HONG KONG, China # China-Taiwan tensions are rising as Taiwan President Chen Shui-bian asserts the quasi-sovereign powers of the self-ruled island in the run-up to presidential polls next March.
Afraid that a high-decibel response would boost Chen’s election chances, Beijing has mainly focused on urging the U.S. to rein in the Democratic Progressive Party (DPP) leader’s “creeping independence” gambit.
Over the weekend, Chen reiterated that Taipei would hold a referendum in the near future to determine the construction of a nuclear power plant.
Beijing has opposed the move, saying it would serve as a dry run for a referendum on Taiwan’s statehood.
The Taiwan media have reported that Taiwan’ military forces would hold 33 rounds of war games over the rest of the year, some of which might be attended by American military advisers.
The exercises would include counter-invasion and missile drills.
A high-level delegation led by the Secretary-General of the Presidential Office, Chiou I-Jen, is in the United States to discuss matters including arms purchases.
It is understood Taipei is interested in Patriot anti-missile batteries and other sophisticated items to counter perceived threat from the estimated 500 missiles China’s People’s Liberation Army has massed along the Fujian Province coast.
On the diplomatic front, Taipei is due to open a quasi-official representative office in Slovakia next month.
And the president’s wife has just made a high-profile tour of Germany and the Vatican.
Chen himself is planning a visit to Central America as well as a “transit stop” in New York, where he hopes to deliver a speech to local politicians.
Diplomatic analysts in Beijing said the new leadership under President Hu Jintao had responded to these developments in a relative restrained manner.
Apart from fairly routine protests made by the Foreign Ministry and the Taiwan Affairs Office (TAO), the analysts said senior cadres had refrained from making intimidating statements about the consequences of Chen’s pro-independence game-plan.
“Chen is upping the ante in his pro-independence moves to boost his popularity among native-Taiwanese voters in Taiwan,” said a Chinese source close to Beijing’s Taiwan policy-making establishment.

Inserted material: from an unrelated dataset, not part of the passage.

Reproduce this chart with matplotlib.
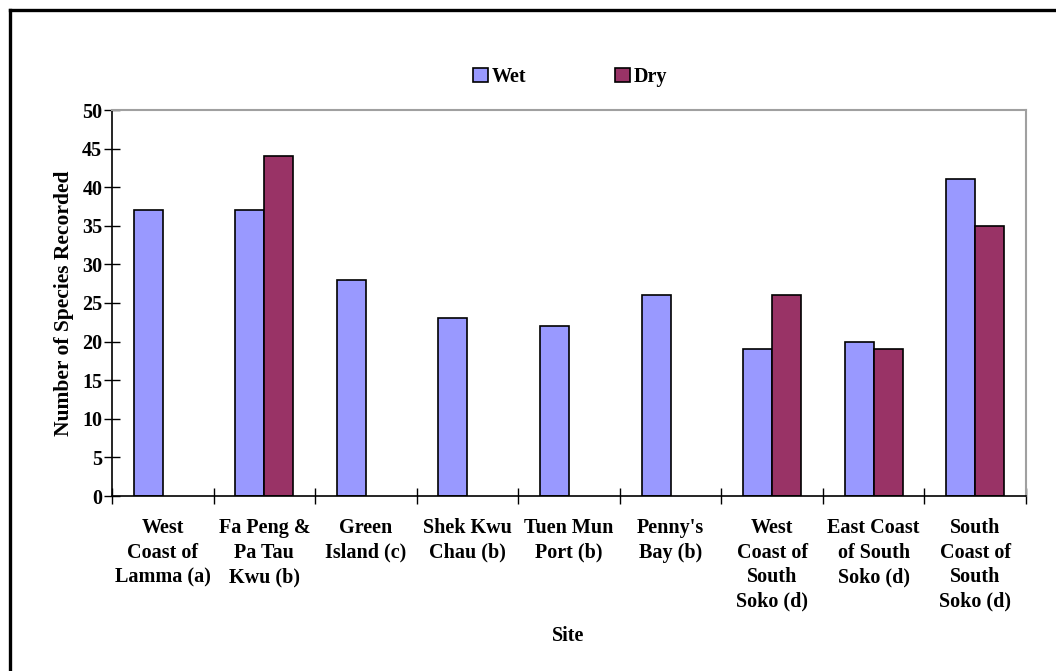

“The leadership knows it will be playing into Chen’s hands if it were to rattle the saber.”
Less than a week before the presidential elections in March 2000, then-premier Zhu Rongji delivered a tough warning to Taiwan voters by saying at a press conference that “a ballot for the DPP is a ballot for war.”
That threat was said to have added a few percentage points to Chen’s victory over challengers Lien Chan and James Soong, who are running against Chen on a joint ticket.
Political analysts in Beijing said the Hu leadership was focusing on the U.S. in the hope that Washington would help to rein in Chen’s separatist gambit.
A high-level delegation led by the TAO Director Chen Yunlin has just finished a tour of the U.S.
In meetings with senior U.S. officials, Chen Yunlin reportedly raised matters including U.S. arms sales to Taiwan as well as President Chen’s forthcoming stop in New York.
Chen Yunlin also urged Washington to continue to express disapproval of any form of referendum to be held in the island.